Hailing from Montreal, Derrick moved to Ontario when he was only 13 years old. After losing his job and selling his house, the Canadian-born chemical engineer went through a “roofless methodical thought pattern” that eventually led to his launching the first-ever chocolate factory on the island of Barbados.
He saw the idea as recession-proof, and taking on the niche angle of producing dark chocolate on an island where the sweet was only imported and rarely seen on shop stands, seemed like an obvious recipe for success.
Agapey, meaning “love” in Greek and Latin, is a hub for Caribbean chocolate production — where the chocolate is made entirely from scratch.
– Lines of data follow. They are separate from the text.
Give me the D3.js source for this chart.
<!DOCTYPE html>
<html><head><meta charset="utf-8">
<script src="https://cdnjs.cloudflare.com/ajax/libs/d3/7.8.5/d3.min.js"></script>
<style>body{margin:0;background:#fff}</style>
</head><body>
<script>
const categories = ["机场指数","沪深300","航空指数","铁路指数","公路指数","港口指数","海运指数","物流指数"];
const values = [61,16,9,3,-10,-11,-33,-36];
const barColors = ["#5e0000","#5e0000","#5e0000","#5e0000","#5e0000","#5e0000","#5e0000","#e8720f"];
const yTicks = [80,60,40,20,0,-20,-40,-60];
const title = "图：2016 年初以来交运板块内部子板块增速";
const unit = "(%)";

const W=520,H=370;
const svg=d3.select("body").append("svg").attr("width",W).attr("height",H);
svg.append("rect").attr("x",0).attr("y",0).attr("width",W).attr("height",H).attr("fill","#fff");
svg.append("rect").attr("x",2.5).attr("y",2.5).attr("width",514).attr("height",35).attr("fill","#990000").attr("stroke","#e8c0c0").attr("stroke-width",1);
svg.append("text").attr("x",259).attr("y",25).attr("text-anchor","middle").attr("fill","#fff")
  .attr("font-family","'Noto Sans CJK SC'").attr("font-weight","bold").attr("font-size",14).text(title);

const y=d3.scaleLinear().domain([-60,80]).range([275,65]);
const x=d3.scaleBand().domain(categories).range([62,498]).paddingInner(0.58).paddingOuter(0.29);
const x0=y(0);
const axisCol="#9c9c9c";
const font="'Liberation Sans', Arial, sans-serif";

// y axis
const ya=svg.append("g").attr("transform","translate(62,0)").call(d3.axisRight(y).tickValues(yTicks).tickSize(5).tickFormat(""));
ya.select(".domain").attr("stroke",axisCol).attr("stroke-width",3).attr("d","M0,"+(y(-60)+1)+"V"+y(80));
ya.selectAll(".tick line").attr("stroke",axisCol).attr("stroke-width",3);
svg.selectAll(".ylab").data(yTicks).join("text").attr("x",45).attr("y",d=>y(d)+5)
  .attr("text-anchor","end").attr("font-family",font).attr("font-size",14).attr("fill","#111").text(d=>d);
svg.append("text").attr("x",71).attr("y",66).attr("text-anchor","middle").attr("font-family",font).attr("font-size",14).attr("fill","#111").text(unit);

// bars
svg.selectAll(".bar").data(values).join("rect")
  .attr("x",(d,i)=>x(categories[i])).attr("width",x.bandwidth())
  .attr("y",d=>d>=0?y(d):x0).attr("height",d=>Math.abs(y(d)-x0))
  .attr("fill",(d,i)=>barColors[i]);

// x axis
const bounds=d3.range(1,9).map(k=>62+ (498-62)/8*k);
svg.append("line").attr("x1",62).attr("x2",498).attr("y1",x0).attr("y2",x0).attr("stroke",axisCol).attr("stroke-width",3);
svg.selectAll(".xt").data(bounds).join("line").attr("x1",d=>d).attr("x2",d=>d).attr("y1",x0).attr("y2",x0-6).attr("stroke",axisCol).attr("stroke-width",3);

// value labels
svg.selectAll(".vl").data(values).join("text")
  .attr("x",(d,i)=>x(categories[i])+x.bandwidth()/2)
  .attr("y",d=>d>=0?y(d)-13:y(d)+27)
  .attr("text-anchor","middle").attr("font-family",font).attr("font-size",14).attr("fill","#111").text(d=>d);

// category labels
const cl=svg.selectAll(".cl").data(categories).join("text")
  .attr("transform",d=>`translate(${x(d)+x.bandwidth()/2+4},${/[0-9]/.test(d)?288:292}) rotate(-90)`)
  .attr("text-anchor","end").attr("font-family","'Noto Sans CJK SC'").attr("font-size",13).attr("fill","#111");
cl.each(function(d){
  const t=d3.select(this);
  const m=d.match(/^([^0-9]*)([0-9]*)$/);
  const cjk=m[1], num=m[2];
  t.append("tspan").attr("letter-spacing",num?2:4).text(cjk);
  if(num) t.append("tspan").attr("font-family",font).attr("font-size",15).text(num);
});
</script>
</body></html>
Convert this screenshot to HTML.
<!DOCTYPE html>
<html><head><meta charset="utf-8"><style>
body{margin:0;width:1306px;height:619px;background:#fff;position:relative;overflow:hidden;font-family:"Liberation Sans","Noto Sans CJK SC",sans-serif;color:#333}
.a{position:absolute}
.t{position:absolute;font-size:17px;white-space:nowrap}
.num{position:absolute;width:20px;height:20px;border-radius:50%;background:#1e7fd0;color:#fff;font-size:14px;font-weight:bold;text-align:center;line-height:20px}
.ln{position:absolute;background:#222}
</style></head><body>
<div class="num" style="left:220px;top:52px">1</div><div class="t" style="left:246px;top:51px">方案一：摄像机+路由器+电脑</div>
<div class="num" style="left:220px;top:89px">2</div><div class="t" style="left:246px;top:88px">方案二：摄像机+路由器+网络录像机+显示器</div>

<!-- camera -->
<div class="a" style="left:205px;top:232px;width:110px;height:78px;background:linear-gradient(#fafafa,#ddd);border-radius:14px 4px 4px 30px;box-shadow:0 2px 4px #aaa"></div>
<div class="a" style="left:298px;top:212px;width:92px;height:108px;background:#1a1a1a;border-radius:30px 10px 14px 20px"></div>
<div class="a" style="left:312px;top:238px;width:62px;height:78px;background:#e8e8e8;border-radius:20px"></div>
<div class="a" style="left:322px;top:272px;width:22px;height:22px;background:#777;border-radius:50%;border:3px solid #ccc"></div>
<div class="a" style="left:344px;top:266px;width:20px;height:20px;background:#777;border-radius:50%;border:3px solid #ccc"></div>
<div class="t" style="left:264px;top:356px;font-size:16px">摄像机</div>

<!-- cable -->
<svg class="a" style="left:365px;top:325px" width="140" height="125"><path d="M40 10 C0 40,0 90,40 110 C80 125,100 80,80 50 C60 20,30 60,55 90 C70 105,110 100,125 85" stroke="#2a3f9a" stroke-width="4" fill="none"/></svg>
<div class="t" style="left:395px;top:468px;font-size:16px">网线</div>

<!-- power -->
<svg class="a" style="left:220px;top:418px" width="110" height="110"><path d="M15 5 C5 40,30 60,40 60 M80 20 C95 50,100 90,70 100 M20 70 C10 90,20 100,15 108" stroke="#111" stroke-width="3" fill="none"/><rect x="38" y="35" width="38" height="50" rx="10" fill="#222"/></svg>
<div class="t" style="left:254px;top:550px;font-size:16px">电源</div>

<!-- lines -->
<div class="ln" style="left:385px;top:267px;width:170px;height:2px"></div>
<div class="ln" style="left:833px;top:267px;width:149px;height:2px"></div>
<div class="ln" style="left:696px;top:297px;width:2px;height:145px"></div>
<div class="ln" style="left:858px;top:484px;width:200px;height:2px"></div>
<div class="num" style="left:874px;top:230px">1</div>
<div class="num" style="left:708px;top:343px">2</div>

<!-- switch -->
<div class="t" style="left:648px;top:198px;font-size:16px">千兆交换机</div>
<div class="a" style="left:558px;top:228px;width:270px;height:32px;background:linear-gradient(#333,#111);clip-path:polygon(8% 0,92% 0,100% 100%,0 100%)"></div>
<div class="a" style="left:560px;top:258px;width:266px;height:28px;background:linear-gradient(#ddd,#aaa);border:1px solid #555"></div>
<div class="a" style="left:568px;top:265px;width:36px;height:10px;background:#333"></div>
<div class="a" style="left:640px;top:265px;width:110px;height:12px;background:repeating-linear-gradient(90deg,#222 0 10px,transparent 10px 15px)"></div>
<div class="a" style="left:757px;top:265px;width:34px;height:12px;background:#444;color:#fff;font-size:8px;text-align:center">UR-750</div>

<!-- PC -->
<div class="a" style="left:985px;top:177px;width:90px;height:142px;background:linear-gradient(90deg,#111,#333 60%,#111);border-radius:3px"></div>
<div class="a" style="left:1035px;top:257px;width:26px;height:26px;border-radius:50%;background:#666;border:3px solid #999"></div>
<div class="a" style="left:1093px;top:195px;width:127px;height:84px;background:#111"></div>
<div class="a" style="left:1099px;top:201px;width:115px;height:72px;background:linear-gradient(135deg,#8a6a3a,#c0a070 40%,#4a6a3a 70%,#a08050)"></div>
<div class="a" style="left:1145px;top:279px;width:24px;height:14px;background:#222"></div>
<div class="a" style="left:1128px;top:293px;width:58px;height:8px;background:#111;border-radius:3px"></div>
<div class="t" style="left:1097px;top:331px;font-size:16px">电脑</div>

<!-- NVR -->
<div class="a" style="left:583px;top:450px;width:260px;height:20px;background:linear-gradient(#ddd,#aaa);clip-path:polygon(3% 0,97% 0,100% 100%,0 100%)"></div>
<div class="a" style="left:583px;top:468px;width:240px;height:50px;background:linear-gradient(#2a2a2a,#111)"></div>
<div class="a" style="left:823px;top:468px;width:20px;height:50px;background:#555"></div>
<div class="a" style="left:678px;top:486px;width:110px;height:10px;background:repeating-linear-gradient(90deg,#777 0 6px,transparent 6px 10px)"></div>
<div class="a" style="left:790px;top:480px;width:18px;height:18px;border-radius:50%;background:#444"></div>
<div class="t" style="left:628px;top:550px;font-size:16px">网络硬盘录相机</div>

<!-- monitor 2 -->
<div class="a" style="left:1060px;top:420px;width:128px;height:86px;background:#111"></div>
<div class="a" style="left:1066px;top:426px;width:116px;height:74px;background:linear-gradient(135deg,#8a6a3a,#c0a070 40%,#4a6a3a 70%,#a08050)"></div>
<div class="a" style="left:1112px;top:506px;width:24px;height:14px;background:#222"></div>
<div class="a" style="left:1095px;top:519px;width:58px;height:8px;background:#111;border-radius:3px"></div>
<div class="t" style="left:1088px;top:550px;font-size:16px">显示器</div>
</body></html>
Using a very rare antique cocoa roasting machine shipped in from Germany, Derrick remains devoted to using traditional chocolate making methods to produce the most decadent dark chocolate in the market.
As he shares his personal journey from “Canadian chemical engineer” to “Bajan chocolate maker,” Derrick walks us through the seven-step chocolate production process. From roasting the seeds of the cocoa beans, to removing the acidity through a roller refiner, to tempering the chocolate, the process is long and tedious.
The finished bars are hand-wrapped by a small staff of only four employees, and distributed to supermarkets and hotels around the island, as well as to New Hampshire — a newly-added U.S. destination.
The unique collection of dark chocolate confections come in island-inspired flavours such as Rum Caramel (a group favourite), Coconut, Vodka Ginger, and Cocoa Hispaniola (a founder favourite).
Factory tours are available to the public year-round, and the beautifully-branded Bajan chocolate bars make a great take-home keepsake (complete with cooling kits for long flights home).